The two parties’ leaders acted quickly to calm their supporters.
“When politicians plant seeds of hatred and grudges among people, they commit a crime against citizens who have been breaking bread together for centuries,” Jumblatt said in a tweet.
In a joint statement, the two parties stressed “the need to avoid any steps that could provoke anger among supporters or disturb citizens who look forward to freely exercising their right to vote in an atmosphere of democratic competition.”
The two parties, alongside other parties with supporters in Choueifat, such as Hezbollah, the Lebanese Forces, the Syrian Social Nationalist Party and the Amal Movement, have agreed on “disowning anyone who breaches security, requesting that the security forces intensify their presence in Choueifat, identifying fixed locations until the elections are over, and restraining from carrying out provocative processions.”
Campaigning lasts 24 hours before polling and has seen various kinds of violations of the electoral law.
Several young men from the Sabaa party — a group of independent activists — demonstrated on Tuesday outside the Ministry of Interior, carrying banners questioning the ministry’s role in election-related issues.
“Serious violations are taking place because the country is out of control; many are exploiting their positions and pouring (in) their money, and conflicts are happening at grassroots level — people are tearing down photos of candidates and individuals are fighting with one another,” said Gilbert Hobeish on behalf of the demonstrators.
He added: “This is unacceptable, and the minister of interior must take responsibility.”
Hobeish criticized the Electoral Supervisory Commission, saying “it only oversees the civil society or change candidates.”

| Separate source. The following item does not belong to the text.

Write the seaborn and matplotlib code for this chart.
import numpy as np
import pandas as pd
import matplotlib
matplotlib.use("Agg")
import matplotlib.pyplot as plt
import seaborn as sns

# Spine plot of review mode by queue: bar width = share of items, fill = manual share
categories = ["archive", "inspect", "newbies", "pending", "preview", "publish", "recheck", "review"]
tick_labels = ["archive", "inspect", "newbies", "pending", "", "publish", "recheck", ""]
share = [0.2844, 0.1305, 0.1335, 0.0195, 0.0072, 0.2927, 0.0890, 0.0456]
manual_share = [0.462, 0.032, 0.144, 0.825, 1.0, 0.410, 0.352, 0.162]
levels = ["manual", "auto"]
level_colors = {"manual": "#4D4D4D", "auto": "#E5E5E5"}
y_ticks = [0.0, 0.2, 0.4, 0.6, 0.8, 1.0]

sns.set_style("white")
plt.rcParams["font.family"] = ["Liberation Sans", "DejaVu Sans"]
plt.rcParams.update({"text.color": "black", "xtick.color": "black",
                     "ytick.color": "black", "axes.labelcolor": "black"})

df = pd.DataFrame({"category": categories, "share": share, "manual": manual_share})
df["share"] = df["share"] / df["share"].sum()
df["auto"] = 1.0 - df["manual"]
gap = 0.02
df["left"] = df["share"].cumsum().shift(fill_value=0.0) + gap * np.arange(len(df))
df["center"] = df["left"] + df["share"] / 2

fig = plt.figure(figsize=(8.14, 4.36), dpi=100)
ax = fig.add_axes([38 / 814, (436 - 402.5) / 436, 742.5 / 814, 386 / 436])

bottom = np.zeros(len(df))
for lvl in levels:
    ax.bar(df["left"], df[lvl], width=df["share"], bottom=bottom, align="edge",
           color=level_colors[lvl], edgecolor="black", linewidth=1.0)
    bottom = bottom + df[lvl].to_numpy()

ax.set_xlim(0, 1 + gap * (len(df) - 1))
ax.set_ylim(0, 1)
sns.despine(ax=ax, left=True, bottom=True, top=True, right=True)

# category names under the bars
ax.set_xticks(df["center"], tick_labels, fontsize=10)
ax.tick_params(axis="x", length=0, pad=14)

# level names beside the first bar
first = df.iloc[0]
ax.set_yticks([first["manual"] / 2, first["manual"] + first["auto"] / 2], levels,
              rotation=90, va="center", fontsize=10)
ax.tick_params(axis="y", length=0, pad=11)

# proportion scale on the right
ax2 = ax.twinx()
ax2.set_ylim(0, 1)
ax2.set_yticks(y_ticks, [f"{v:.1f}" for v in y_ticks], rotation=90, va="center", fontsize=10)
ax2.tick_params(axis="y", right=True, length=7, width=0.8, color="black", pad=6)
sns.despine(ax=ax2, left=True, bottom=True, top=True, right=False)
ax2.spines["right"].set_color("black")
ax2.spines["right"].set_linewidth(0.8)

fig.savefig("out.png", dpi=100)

“We reject this in toto,” he said.
Ali Al-Amin, a candidate on the Shbaana Haki electoral list (who was assaulted last Sunday by Hezbollah supporters in the town of Shaqra because he hung his photo outside his house), held a press conference in the town of Nabatiyah Al-Fawqa and renewed his protest against “the tyranny that silences voices, oppresses liberties and acts on its own will and temperaments, making us feel as if we were in the law of the jungle era.”
He said that “resistance isn’t anyone’s property nor is it one party’s ownership.”
He also called on “the free people of the south to decide which life they wanted and to which homeland and identity they belonged.”
Campaign fever is rising in Lebanon 48 hours before the elections are held for the first time for Lebanese communities in several Arab countries. These elections are to be held 11 days before parliamentary elections take place inside Lebanon.